Happy New Years by Maya Arad

New York. New Vessel Press. 2025. 376 pages.
With immigration a timely topic, a new novel by an Israeli writer parses cross-cultural identity via a distinctive approach. Maya Arad’s protagonist in Happy New Years is a humdinger. Leah Zuckerman goes beyond her creator’s assigned task, shining a spotlight not only on migration but also on aging, capitalism, militarism, generational differences, and particularly feminism.
She’s an immigrant in three countries: Romania (birth through age eight), Israel (growing up), and America (as adult Hebrew teacher and realtor). From 1966 to 2016, Leah wrote annual Rosh Hashanah letters to former classmates from a women’s teaching college in Israel detailing her life across the Atlantic.
After she dies, her two sons, Yonatan and Ari, wonder what to do with them. Thus the dispatches end up in the hands of an imaginary editor, Dr.

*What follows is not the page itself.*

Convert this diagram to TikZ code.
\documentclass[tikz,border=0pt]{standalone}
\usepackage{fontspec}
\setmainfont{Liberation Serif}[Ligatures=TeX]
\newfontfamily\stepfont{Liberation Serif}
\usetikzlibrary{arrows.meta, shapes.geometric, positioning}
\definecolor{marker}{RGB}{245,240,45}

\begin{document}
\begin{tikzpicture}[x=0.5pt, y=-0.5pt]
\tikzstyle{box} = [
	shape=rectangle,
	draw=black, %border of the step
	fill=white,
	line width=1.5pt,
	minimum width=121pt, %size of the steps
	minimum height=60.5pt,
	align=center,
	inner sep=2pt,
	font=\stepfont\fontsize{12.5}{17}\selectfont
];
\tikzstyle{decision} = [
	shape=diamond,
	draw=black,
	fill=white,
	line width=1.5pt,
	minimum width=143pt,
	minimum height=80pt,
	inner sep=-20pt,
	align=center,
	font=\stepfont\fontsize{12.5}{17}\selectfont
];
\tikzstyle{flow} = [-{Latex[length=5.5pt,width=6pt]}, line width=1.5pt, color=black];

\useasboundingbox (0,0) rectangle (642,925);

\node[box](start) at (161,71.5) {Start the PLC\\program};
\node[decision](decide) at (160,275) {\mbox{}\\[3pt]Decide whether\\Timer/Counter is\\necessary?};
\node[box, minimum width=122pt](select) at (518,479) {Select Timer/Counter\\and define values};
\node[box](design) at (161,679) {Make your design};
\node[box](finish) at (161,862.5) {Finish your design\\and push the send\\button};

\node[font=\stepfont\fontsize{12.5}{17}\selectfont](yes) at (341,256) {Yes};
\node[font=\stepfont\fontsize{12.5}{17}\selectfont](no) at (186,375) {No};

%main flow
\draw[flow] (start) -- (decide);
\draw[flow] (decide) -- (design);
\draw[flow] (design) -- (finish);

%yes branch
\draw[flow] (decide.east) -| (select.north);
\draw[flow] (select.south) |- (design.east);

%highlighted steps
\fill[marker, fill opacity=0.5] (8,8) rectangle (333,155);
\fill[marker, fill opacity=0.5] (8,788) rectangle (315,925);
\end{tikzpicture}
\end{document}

Gavriella Sadan (Sadovnik), with a plea: Could the eminent publisher “do something” with them?
Indeed, she could, warning in the book’s preface that “the letters you are about to read have no literary merit.” Weighing that term in a superb digression, she raises the penetrating question: “Is a text’s literary value determined by its sales revenue?” I was captivated by Arad’s cleverness in critiquing the publishing industry through this marginal character, who states: “If, by publishing these letters, I inspire even one woman to seek out a more sophisticated conception of feminist thought, I will have done my part.”
After Leah escapes the Romanian Holocaust with her parents, she’s mocked in Israel for her “otherness.” Her parents run a small grocery store, illustrating society’s judgment of people by monetary value (an allusion to current asset worship?). When Leah arrives in America, she’s derided again as an immigrant on both the East and West coasts.

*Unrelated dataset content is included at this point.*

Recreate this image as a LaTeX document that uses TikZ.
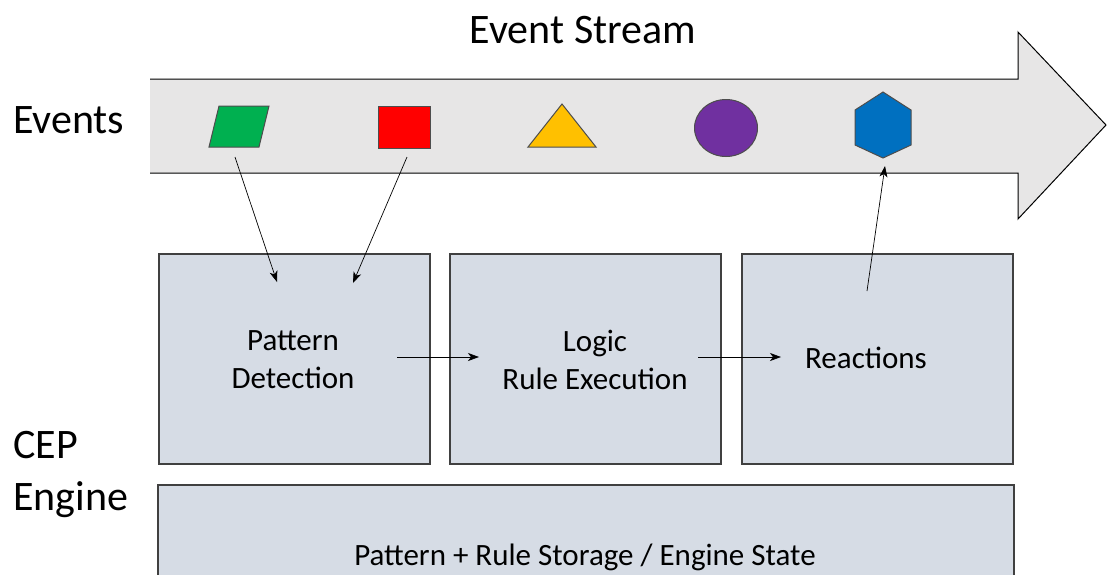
\documentclass[tikz,border=0pt]{standalone}
\usepackage{fontspec}
\setmainfont{Carlito}
\usetikzlibrary{arrows.meta}
\definecolor{streamfill}{HTML}{E7E6E6}
\definecolor{boxfill}{HTML}{D6DCE5}
\definecolor{boxline}{HTML}{404040}
\definecolor{shapeline}{HTML}{4D4D4D}
\definecolor{evgreen}{HTML}{00B050}
\definecolor{evred}{HTML}{FF0000}
\definecolor{evyellow}{HTML}{FFC000}
\definecolor{evpurple}{HTML}{7030A0}
\definecolor{evblue}{HTML}{0070C0}
\tikzset{
  stagebox/.style={draw=boxline, fill=boxfill, line width=1.5pt},
  evshape/.style={draw=shapeline, line width=1pt},
  flow/.style={draw=black, line width=0.7pt, -{Stealth[length=11pt,width=8pt,inset=3pt]}},
  boxtext/.style={font=\fontsize{31}{38}\selectfont, align=center, inner sep=0pt},
  bigtext/.style={font=\fontsize{42}{48}\selectfont, inner sep=0pt},
}
\begin{document}
\begin{tikzpicture}[x=1pt, y=-1pt]
\useasboundingbox (0,0) rectangle (1107,574);

% stream arrow
\fill[streamfill] (150,79) -- (1018,79) -- (1018,32) -- (1106,125) -- (1018,219) -- (1018,173) -- (150,173) -- cycle;
\draw[line width=1pt] (150,79) -- (1018,79) -- (1018,32) -- (1106,125) -- (1018,219) -- (1018,173) -- (150,173);
\node[bigtext] (title) at (583,30) {Event Stream};
\node[bigtext, anchor=base west] (events) at (13,133) {Events};

% events on the stream
\filldraw[evshape, fill=evgreen] (209,147) -- (259,147) -- (269,106) -- (219,106) -- cycle;
\filldraw[evshape, fill=evred] (378,106) rectangle (430,148);
\filldraw[evshape, fill=evyellow] (528,147) -- (596,147) -- (562,104) -- cycle;
\filldraw[evshape, fill=evpurple] (726,128) ellipse [x radius=31.5, y radius=28.5];
\filldraw[evshape, fill=evblue] (883,92) -- (911,110) -- (911,145) -- (883,158) -- (855,145) -- (855,110) -- cycle;

\coordinate (greenout) at (235,157);
\coordinate (redout) at (407,157);
\coordinate (bluein) at (885,166);

% engine stages
\node[stagebox, minimum width=271pt, minimum height=210pt, anchor=north west] (detect) at (158,253) {};
\node[stagebox, minimum width=271pt, minimum height=210pt, anchor=north west] (logic) at (449,253) {};
\node[stagebox, minimum width=271pt, minimum height=210pt, anchor=north west] (react) at (741,253) {};
\node[stagebox, minimum width=856pt, minimum height=110pt, anchor=north west] (storage) at (157,484) {};

\node[boxtext] (detecttext) at (293,360) {Pattern\\Detection};
\node[boxtext] (logictext) at (595,360) {Logic\\Rule Execution};
\node[boxtext] (reacttext) at (866,358) {Reactions};
\node[boxtext] (storagetext) at (585,557) {Pattern + Rule Storage / Engine State};

\node[bigtext, anchor=base west] (cep) at (13,458) {CEP};
\node[bigtext, anchor=base west] (engine) at (13,510) {Engine};

\coordinate (detectin1) at (277,282);
\coordinate (detectin2) at (353,283);
\coordinate (detectout) at (397,357);
\coordinate (logicin) at (479,357);
\coordinate (logicout) at (698,357);
\coordinate (reactin) at (781,357);
\coordinate (reactout) at (867,291);

% connectors
\draw[flow] (greenout) -- (detectin1);
\draw[flow] (redout) -- (detectin2);
\draw[flow] (detectout) -- (logicin);
\draw[flow] (logicout) -- (reactin);
\draw[flow] (reactout) -- (bluein);
\end{tikzpicture}
\end{document}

Must a writer be from the particular culture portrayed to offer collective insight beyond that country? Arad’s forte is not necessarily eloquent sentences but rather constructing clear character voices, aging Leah subtly through speech. I didn’t visualize Leah as much as I understood her personality. In naïve narcissism, Leah asks resounding questions, almost as if playing roles—each year a new act: the road not taken, the “what ifs” and “if onlies.” Arad captures broad themes felt by anyone acclimating as a stranger in a new context.
Leah portrays a relentlessly rosy life in her letters, throughout romantic relationships, marriage, divorce, raising two boys alone with little money, and establishing a profession. She’s determined her children will grow up speaking two languages to stay connected to their cultural heritage overseas, believing it’s good for their brain development while realizing they’ll view themselves as American.
Arad ages feminism alongside her protagonist as she comes to terms with a definition of self. Leah was late to the “Me Too” movement, but she finally arrived. What to do with those childhood images, though, especially the first eight years? That period of human growth and development is called “formative.” Leah acknowledges being embarrassed her mother was from Romania once they arrived in Israel. Yet at age eight, granddaughter Ella remembers Leah after she dies: “She said her job was to be my grandmother. That was her favorite job.”
Arad’s genius in juxtaposing group letters alongside more personal postscripts to Mira metaphorically illustrates the construction of social media personas versus offline IRL. She captures psychologically how strong public images can exist while offline doubts remain. Leah’s postscripts disclose her innermost feelings, not as rosy as what she depicts to the group.
Leah ultimately believes that “people from all over the world want the same things.” Arad ponders what pulls many immigrants back to their original countries, why some stay and some don’t (if they have that choice). Artfully, Arad points out that even though people may speak the same language, they often don’t—employing dialect differences between Yiddish (Germanic) and Hebrew (Semitic) in a shrewd way, akin to High and Low German or even accents in American English (Northeast versus Deep South).
Arad actually inserts herself into her own manuscript, when Leah turns seventy and takes a creative writing class from her. There Leah realizes, “I’ve never been good at making friends,” noting her Israeli pen pals rarely answer (except for Mira). Leah continues to correspond, though, mentioning differences in America versus Israel, such as packaged cake mixes, pain-free birth, disposable diapers, and paternity leave.
When Leah teaches English as a second language to “poor kids in Mountain View,” she asks five-year-old Marisol to teach her Spanish in turn. Leah easily represents a multitude of issues faced by many who try melting into the pot of a new country but are dismissed.
Her inventor pushes the novel’s form in Happy New Years through the ingenious manner in which she delivers the tale. Maya Arad transcends one country. She can’t be pigeonholed as an Israeli writer after the creation of Leah Zuckerman.